What If? History

  • What if Ben Franklin died in his electricity experiment?
  • What if Albert Einstein died before the Theory of Relativity was released?
  • What if Alice Paul and Lucy Burns were assassinated?
  • What if the Selective Service Act from WW1 was not ratified?
  • What if Prohibition was not repealed?
  • What if Joseph Kennedy Jr. lived?
  • What if JFK did not come to a diplomatic resolution to the Cuban Missile Crisis?
  • What if Reagan did not survive his assassination attempt?
  • What if Britain and US did not have the Revolutionary War?
  • What if Nat Turner did not get caught?
  • What if Puerto Rico was not a US territory?
  • What if Amelia Earhart returned?
  • What if segregation in schools was still in effect?
  • What if Rachel Carson’s book, Silent Spring, never ‘caught on’ and DDT was never banned?
  • What if Osama bin Laden dies in 1980?
  • What if Bill Gates’ middle school never bought the computer from a garage sale?
  • What if al Qaeda was successful in the car bombing of the towers in 1993?

This is a sampling of questions asked by my juniors in their final project for American History.  Choice of question was completely left up to the students.  Counterfactual or alternate history is a fringe topic amongst academic historians.  However, as a class activity it opens up the world of history for inquiry, investigation and creativity.  The What If? project focuses on the specific engagement of the individual student with a deep investigation of the historical record.  The steps that take the student through the exercise are challenging, couched in research and steeped in creativity.Steps for Executing the What If? Unit

  1. Brainstorming for Ideas – Ask students to think back to the most interesting units of study from the past year as a place to start, inquire as to what they are most curious about in American history.  The goal is to establish the Point of Divergence (POD)
  2. Spend a day investigating 2-3 PODs for the project
  3. Choose one POD and complete the contract for completing the project.
  4. Distribute the graphic organizer that serves as a one-stop shop for the pieces of the project to be written down.
  5. Students identify at least three primary source documents that PRECEDE the POD to establish understanding of the historical record leading up to the POD.
  6. Students use the National Archives Primary Source Document Analysis Worksheets to analyze at least three different primary sources related to their chosen POD.
  7. After students are relatively comfortable with the existing history, they then brainstorm three NEW events to add to the altered timeline that results after the POD.
  8. Each new event requires students to create two primary source documents to establish the event as ‘real’.
  9. Finally, students use all the pieces amassed on their graphic organizer to pull together a multi-media project that utilizes each piece of the evidence real and created in order to represent 2011 as it exists after the POD.
  10. Students post their work on their blog and write a lengthy reflection - What did you like about this project? What was most challenging? Describe the most interesting fact or event that you investigated. How do the actions of individuals impact the historical record?  How do systemic changes impact the historical record?  How influential can one decision be in the historical landscape? How could this project be improved? If you had it to do over, what would you change about your process for the project?

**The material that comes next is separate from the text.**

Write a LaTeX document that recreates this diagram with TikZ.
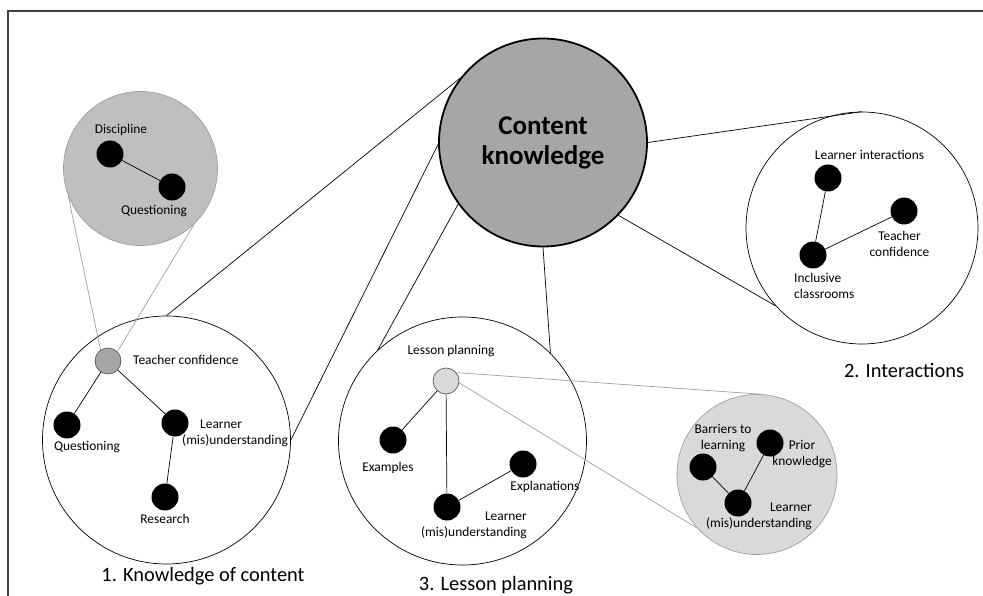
\documentclass[tikz,border=0pt]{standalone}
\usepackage{fontspec}
\setmainfont{Carlito}
\definecolor{ckgray}{HTML}{A6A6A6}
\definecolor{midgray}{HTML}{BFBFBF}
\definecolor{ltgray}{HTML}{D9D9D9}
\definecolor{zoomline}{HTML}{A0A0A0}
\definecolor{framec}{HTML}{404040}
\begin{document}
\begin{tikzpicture}[x=1pt,y=-1pt,
  dot/.style={circle,fill=black,minimum size=27pt,inner sep=0pt},
  gdot/.style={circle,draw=black!65,line width=0.7pt,minimum size=26pt,inner sep=0pt},
  group/.style={circle,draw=black,line width=0.7pt,inner sep=0pt},
  zoomc/.style={circle,draw=zoomline,line width=0.7pt,inner sep=0pt},
  lbl/.style={font=\fontsize{13.4}{16}\selectfont,inner sep=0pt},
  ttl/.style={font=\fontsize{20.4}{24}\selectfont,inner sep=0pt},
  link/.style={draw=black,line width=0.7pt},
  zlink/.style={draw=zoomline,line width=0.7pt}]
\useasboundingbox (0,0) rectangle (983,596);
% frame
\draw[framec,line width=1.3pt] (8,600) -- (8,11) -- (990,11);

% group circles
\node[group,minimum size=248pt] (c1) at (166.5,440) {};
\node[group,minimum size=248pt] (c3) at (462.5,441) {};
\node[group,minimum size=232pt] (c2) at (862,228) {};
\node[zoomc,fill=midgray,minimum size=154pt] (zd) at (140.5,168.5) {};
\node[zoomc,fill=ltgray,minimum size=160pt] (zb) at (757,474.5) {};

% central node
\node[circle,draw=black,line width=1.8pt,fill=ckgray,minimum size=208pt,inner sep=0pt,
      font=\fontsize{27}{30}\selectfont\bfseries,align=center] (ck) at (543,142.5) {Content\\knowledge};

% connectors from the central node
\draw[link] (ck.142) -- (c1.north);
\draw[link] (ck.181) -- (c1.east);
\draw[link] (ck.216) -- (c3.133);
\draw[link] (ck.south) -- (c3.45);
\draw[link] (ck.east) -- (c2.north);
\draw[link] (ck.-44) -- (c2.222);

% zoom circle: discipline
\node[dot] (disc) at (110,154) {};
\node[dot] (dq) at (172,187) {};
\draw[link] (disc) -- (dq);
\node[lbl] (discl) at (121,130) {Discipline};
\node[lbl] (dql) at (154,211) {Questioning};

% group 1
\node[gdot,fill=ckgray] (tc1) at (108,361) {};
\node[dot] (q1) at (67,425) {};
\node[dot] (lm1) at (175,423) {};
\node[dot] (res1) at (165,497) {};
\draw[link] (tc1) -- (q1);
\draw[link] (tc1) -- (lm1);
\draw[link] (lm1) -- (res1);
\node[lbl,anchor=west] (tc1l) at (133,360) {Teacher confidence};
\node[lbl] (q1l) at (87,447) {Questioning};
\node[lbl,anchor=west,align=left] (lm1l) at (182,433) {\hspace*{18pt}Learner\\(mis)understanding};
\node[lbl] (res1l) at (165,519) {Research};
\node[ttl] (t1) at (203,576) {1. Knowledge of content};

% zoom lines discipline -> teacher confidence
\draw[zlink] (zd.201) -- (tc1.124);
\draw[zlink] (zd.-46) -- (tc1.45);

% group 2
\node[dot] (li) at (828,178) {};
\node[dot] (tc2) at (904,211) {};
\node[dot] (ic) at (813,255) {};
\draw[link] (li) -- (ic);
\draw[link] (ic) -- (tc2);
\node[lbl] (lil) at (869.5,155) {Learner interactions};
\node[lbl,align=center] (tc2l) at (899.5,244) {Teacher\\confidence};
\node[lbl,anchor=west,align=left] (icl) at (794,286) {Inclusive\\classrooms};
\node[ttl] (t2) at (904,371) {2. Interactions};

% group 3
\node[gdot,fill=ltgray] (lp) at (446,381) {};
\node[dot] (ex) at (393,440) {};
\node[dot] (lm3) at (447,507) {};
\node[dot] (expl) at (523,464) {};
\draw[link] (lp) -- (ex);
\draw[link] (lp) -- (lm3);
\draw[link] (lm3) -- (expl);
\node[lbl] (lpl) at (451,351) {Lesson planning};
\node[lbl] (exl) at (388,468) {Examples};
\node[lbl] (expll) at (545,487) {Explanations};
\node[lbl,anchor=east,align=right] (lm3l) at (527,525) {Learner\\(mis)understanding};
\node[ttl] (t3) at (496,585) {3. Lesson planning};

% zoom lines lesson planning -> barrier circle
\draw[zlink] (lp.39) -- (zb.86);
\draw[zlink] (lp.-8) -- (zb.222);

% zoom circle: barriers
\node[dot] (bar) at (703,467) {};
\node[dot] (pk) at (770,443) {};
\node[dot] (lm4) at (738,503) {};
\draw[link] (bar) -- (lm4);
\draw[link] (lm4) -- (pk);
\node[lbl,align=center] (barl) at (723,438) {Barriers to\\learning};
\node[lbl,align=center] (pkl) at (802,454) {Prior\\knowledge};
\node[lbl,anchor=east,align=right] (lm4l) at (812,516.5) {Learner\\(mis)understanding};
\end{tikzpicture}
\end{document}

Many times over I hear the students say things like… you have no IDEA how much I know about this topic.  They push back when I try to poke holes in their logic with events from the historical record, cite primary sources when I need more proof.  The reflections often are most telling for the learning that occurs during this process, they write:“The thing that I found most fun about this project, was coincidentally the same thing I thought was the most difficult, and that was the fact that there were so many different possibilities. It was very fun to see how different events related to one another, and how changing one could set off this long domino effect about all of history.”  --Dennis“My favorite part of the actual creating of the project was definitely fabricating primary source documents. I felt so cool, like some kind of all-powerful, primary-source-creating being.” – Luna“I liked that I had free control to change something in history. It gave me the opportunity to choose something I was passionate about and change it to my liking. On the flip side, it was hard to pick something to change that would give me the outcome I wanted.” – Ayanna“I really liked the hypothetical part of this benchmark, it left a lot of room for creativity. I enjoyed making my primary source documents and making up a different future for our country. However, Topic choice was definitely the most difficult thing for me.” -  Emma“What I like about the project was that it made me do a lot of thinking and I learned a lot of history by going out on my own and researching the information that I needed.” -- SamThis unit causes my brain to hurt.  This project causes my students’ brains to hurt.  It puzzles, stumps and perplexes us.  Students choose topics poorly but do not realize it until well into the project. I approve a topic that is ‘too big’ and we are challenged to find a way out as the project comes to a close. There are contracts, organizers, analysis, predictions and sweat involved in this project. In the end, each student learns.  Learns content in an intense and curious manner.  Learns skills with an urgency of ‘I need to know this right now’.  Learns their limitations and challenges in the most constructive of ways. This unit pushes me in all these ways and more. It pushes me as a teacher and as a constant student of history to be the type of resource they need throughout this project. This is learning in its most messy and beautiful form.